Constat 3. L’effet des ressources sur le développement tend à différer entre les résultats de développement du capital physique et du capital humain.
Notre analyse suggère que les résultats de développement humain semblent souffrir davantage du canal indirect négatif de la malédiction des ressources que le capital physique. D’autre part, le PIB par habitant et le développement du capital physique semblent bénéficier relativement plus des effets économiques directs des booms de ressources. Cela peut s’expliquer par le fait que les rentes des ressources peuvent augmenter les revenus et fournir des devises fortes pour financer des projets d’investissement.

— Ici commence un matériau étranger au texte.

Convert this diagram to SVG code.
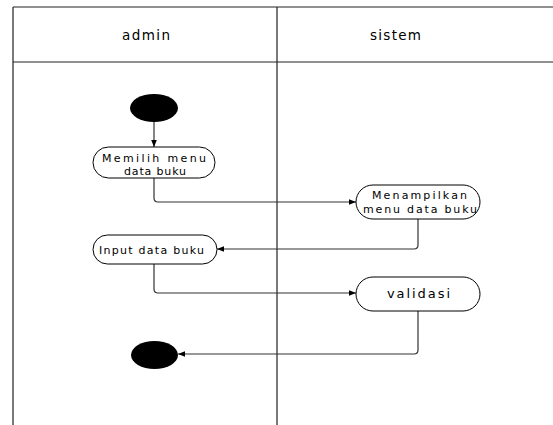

Ce résultat doit toutefois être interprété avec prudence, car la mesure du capital public pourrait également capter les dépenses publiques destinées à faciliter l’extraction des ressources.
Résumé
Les résultats montrent que les ressources naturelles sont mieux considérées comme une épée à double tranchant qui a un effet économique positif ainsi qu’un effet institutionnel négatif sur la performance du développement. L’équilibre entre les deux semble dépendre de la façon dont les ressources naturelles sont mesurées – abondance ou dépendance – et du type spécifique de résultat de développement considéré : humain ou physique. Alors que nos résultats identifient des explications potentielles pour les résultats contradictoires des recherches antérieures, d’autres preuves sont nécessaires pour mieux comprendre le lien complexe entre les ressources et le développement, et faire la lumière sur la façon dont les pays peuvent minimiser le risque de la malédiction des ressources.